Pertama, dipaksa. Untuk membuat perubahan secara masal memang tidak cukup menunggu kesadaran dari masing-masing individu, harus ada peraturan yang memaksa. Konon, orang-orang Barat bisa disiplin bukan hanya karena faktor individu melainkan ada aturan yang tegas dan tidak dapat ditawar-tawar. Yang salah ditindak tegas, yang benar ada jaminan keselamatan.
Kedua, setelah dipaksa orang akan merasa terpaksa. Orang akan terpaksa bekerja keras agar dapat mengikuti segala jadwal dan kegiatan secara on time, tidak terlambat. Mereka akan lebih memanage waktu sebaik-baiknya agar dapat melakukan setiap kegiatan dengan tepat waktu. Ketiga, setelah terpaksa beberapa lama akhirnya bisa. Tidak bisa bukan karena sulit melainkan karena belum pernah mencoba untuk tepat waktu.
Keempat, setelah bisa toh akhirnya menjadi biasa. Pada fase ini orang sudah tidak lagi merasakan berat, apalagi merasa dipaksa dan terpaksa. Semuanya telah berjalan secara otomatis karena saraf dalam tubuh telah terkondisikan bahwa semuanya harus berjalan sesuai waktu yang ditentukan. Kelima, kebiasaan yang dilakukan berulang-ulang dan dibumbui dengan penghayatan akhirnya akan menjadi budaya. Maka terbentuklah budaya disiplin.
Menurut Khasali, untuk merubah budaya tidak disiplin menjadi budaya disiplin sebagaimana dijelaskan dalam langkah-langkah di atas, butuh waktu kira-kira 7 tahun.

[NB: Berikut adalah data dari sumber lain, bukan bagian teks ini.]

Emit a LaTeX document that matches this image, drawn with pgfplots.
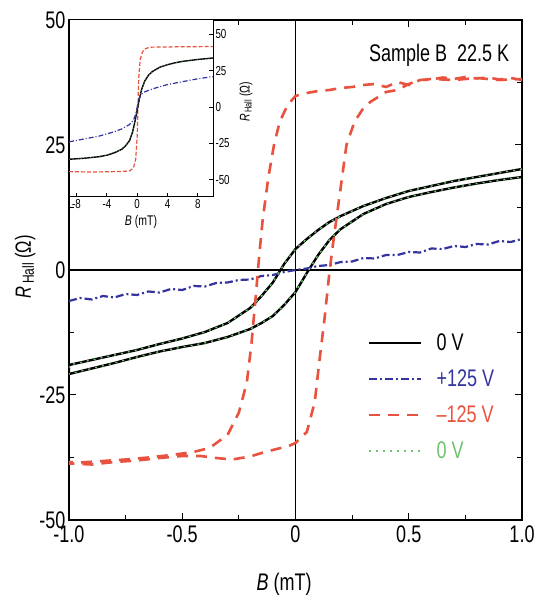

Memang cukup lama.
Selain lima langkah di atas ada satu hal lagi yang sangat penting untuk membentuk budaya kedisiplinan, yaitu dengan cara menetapkan the time of value. Hargailah waktu anda setinggi-tingginya. Sebagai contoh, seseorang telah menetapkan harga waktunya adalah 100.000,- rupiah per jam. Jika seseorang gagal memanfaatkan waktu 1 jam saja setiap hari maka seakan-akan orang itu telah kehilangan uang sebanyak angka itu. Bagaimana kalau gagal memanfaatkan waktu 2, 3, 4, atau 5 jam perhari? Tentu ia akan merasa kehilangan uang dalam jumlah lebih banyak lagi.

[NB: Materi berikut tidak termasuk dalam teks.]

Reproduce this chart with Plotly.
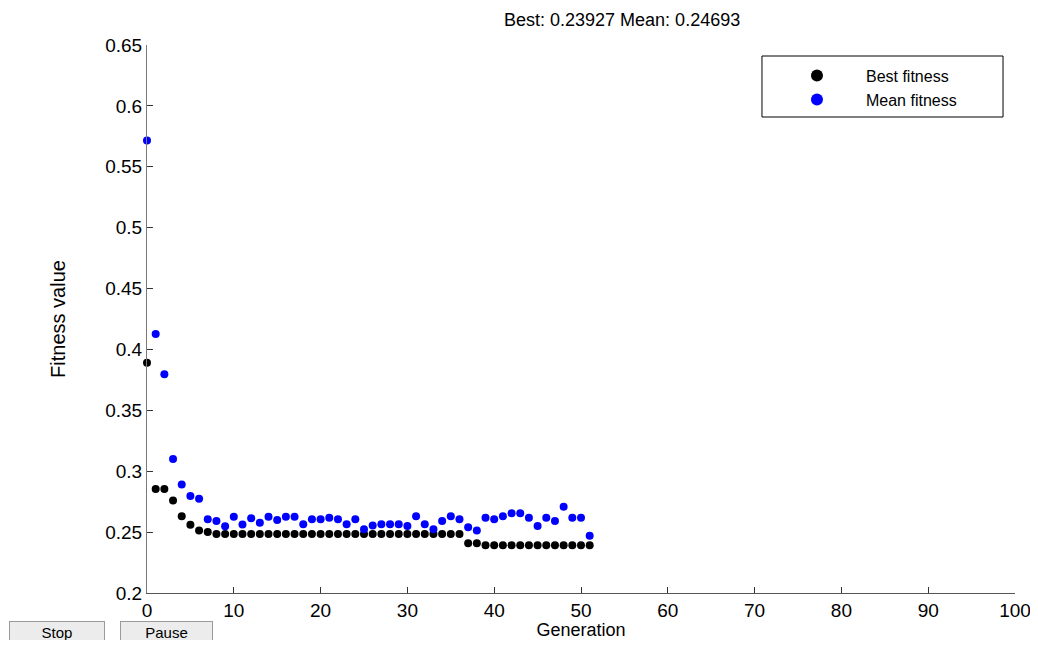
import plotly.graph_objects as go

generations = list(range(52))
best_fitness = [0.389, 0.2855, 0.2855, 0.276, 0.263, 0.256, 0.2513, 0.250,
                0.2485, 0.2485, 0.2485, 0.2485, 0.2485, 0.2485, 0.2485, 0.2485,
                0.2485, 0.2485, 0.2485, 0.2485, 0.2485, 0.2485, 0.2485, 0.2485,
                0.2485, 0.2485, 0.2485, 0.2485, 0.2485, 0.2485, 0.2485, 0.2485,
                0.2485, 0.2485, 0.2485, 0.2485, 0.2485,
                0.2409, 0.2409,
                0.23927, 0.23927, 0.23927, 0.23927, 0.23927, 0.23927, 0.23927,
                0.23927, 0.23927, 0.23927, 0.23927, 0.23927, 0.23927]
mean_fitness = [0.5715, 0.4127, 0.3796, 0.310, 0.289, 0.2797, 0.2773, 0.2606,
                0.2592, 0.2549, 0.2627, 0.2562, 0.2614, 0.2576, 0.2627, 0.2600,
                0.2627, 0.2627, 0.2565, 0.2606, 0.2606, 0.2617, 0.2606, 0.2565,
                0.2606, 0.2524, 0.2554, 0.2565, 0.2565, 0.2565, 0.2551, 0.2630,
                0.2565, 0.2524, 0.2592, 0.2630, 0.2606, 0.2540, 0.2513, 0.2617,
                0.2606, 0.2630, 0.2655, 0.2655, 0.2617, 0.2551, 0.2617, 0.2592,
                0.2709, 0.2617, 0.2617, 0.24693]
x_ticks = [0, 10, 20, 30, 40, 50, 60, 70, 80, 90, 100]
y_ticks = [0.2, 0.25, 0.3, 0.35, 0.4, 0.45, 0.5, 0.55, 0.6, 0.65]
title_text = "Best: 0.23927 Mean: 0.24693"

FONT = "Liberation Sans, Arial, Helvetica, sans-serif"

fig = go.Figure()
fig.add_trace(go.Scatter(x=generations, y=best_fitness, mode="markers", name="Best fitness",
                         marker=dict(color="black", size=8), cliponaxis=False))
fig.add_trace(go.Scatter(x=generations, y=mean_fitness, mode="markers", name="Mean fitness",
                         marker=dict(color="#0000ff", size=8), cliponaxis=False))

# page body has an 8px margin: figure sized so page is 1038x648 and
# plot area lands at 147..1015 x 45..593
fig.update_layout(
    width=1022, height=632,
    margin=dict(l=139, r=15, t=37, b=47, autoexpand=False),
    paper_bgcolor="white", plot_bgcolor="white",
    font=dict(family=FONT, size=19, color="black"),
    showlegend=True,
    legend=dict(x=0.7154, y=0.975, xanchor="left", yanchor="top",
                bgcolor="rgba(0,0,0,0)", borderwidth=0, itemwidth=88,
                font=dict(size=16), itemsizing="constant"),
    xaxis=dict(range=[0, 100], tickvals=x_ticks, showgrid=False, zeroline=False,
               showline=True, linecolor="#555555", linewidth=1,
               ticks="inside", ticklen=6, tickcolor="#333333",
               automargin=False, ticklabeloverflow="allow",
               title=dict(text="Generation", font=dict(size=18), standoff=11)),
    yaxis=dict(range=[0.2, 0.65], tickvals=y_ticks, showgrid=False, zeroline=False,
               showline=True, linecolor="#7a7a7a", linewidth=1,
               ticks="inside", ticklen=6, tickcolor="#333333",
               automargin=False, ticklabeloverflow="allow",
               title=dict(text="Fitness value", font=dict(size=20), standoff=34)),
    shapes=[
        dict(type="rect", xref="paper", yref="paper", x0=0.7085, x1=0.9862,
             y0=0.8686, y1=0.9799, line=dict(color="black", width=1),
             fillcolor="white", layer="below"),
    ],
    annotations=[
        dict(text=title_text, xref="paper", yref="paper", x=0.547, y=1.0456,
             xanchor="center", yanchor="middle", showarrow=False, font=dict(size=18)),
        dict(text="Stop", xref="paper", yref="paper", x=-0.1037, y=-0.0511,
             xanchor="center", yanchor="top", valign="top", showarrow=False,
             font=dict(size=15), width=90, height=24, bgcolor="#ececec",
             bordercolor="#9a9a9a", borderwidth=1, borderpad=2),
        dict(text="Pause", xref="paper", yref="paper", x=0.0219, y=-0.0511,
             xanchor="center", yanchor="top", valign="top", showarrow=False,
             font=dict(size=15), width=87, height=24, bgcolor="#ececec",
             bordercolor="#9a9a9a", borderwidth=1, borderpad=2),
    ],
)

fig.write_html("out.html")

Ah, sungguh materialis. Jika ada yang berkomentar demikian, itu hanya sekedar contoh. Kita dapat menghargai waktu dengan cara yang berbeda-beda. Tetapi sebagai orang beriman, ada yang telah kita sepakati bersama bahwa bukankah Allah juga akan menanyakan kepada hamba-Nya setiap detik waktu yang telah dilewatkan?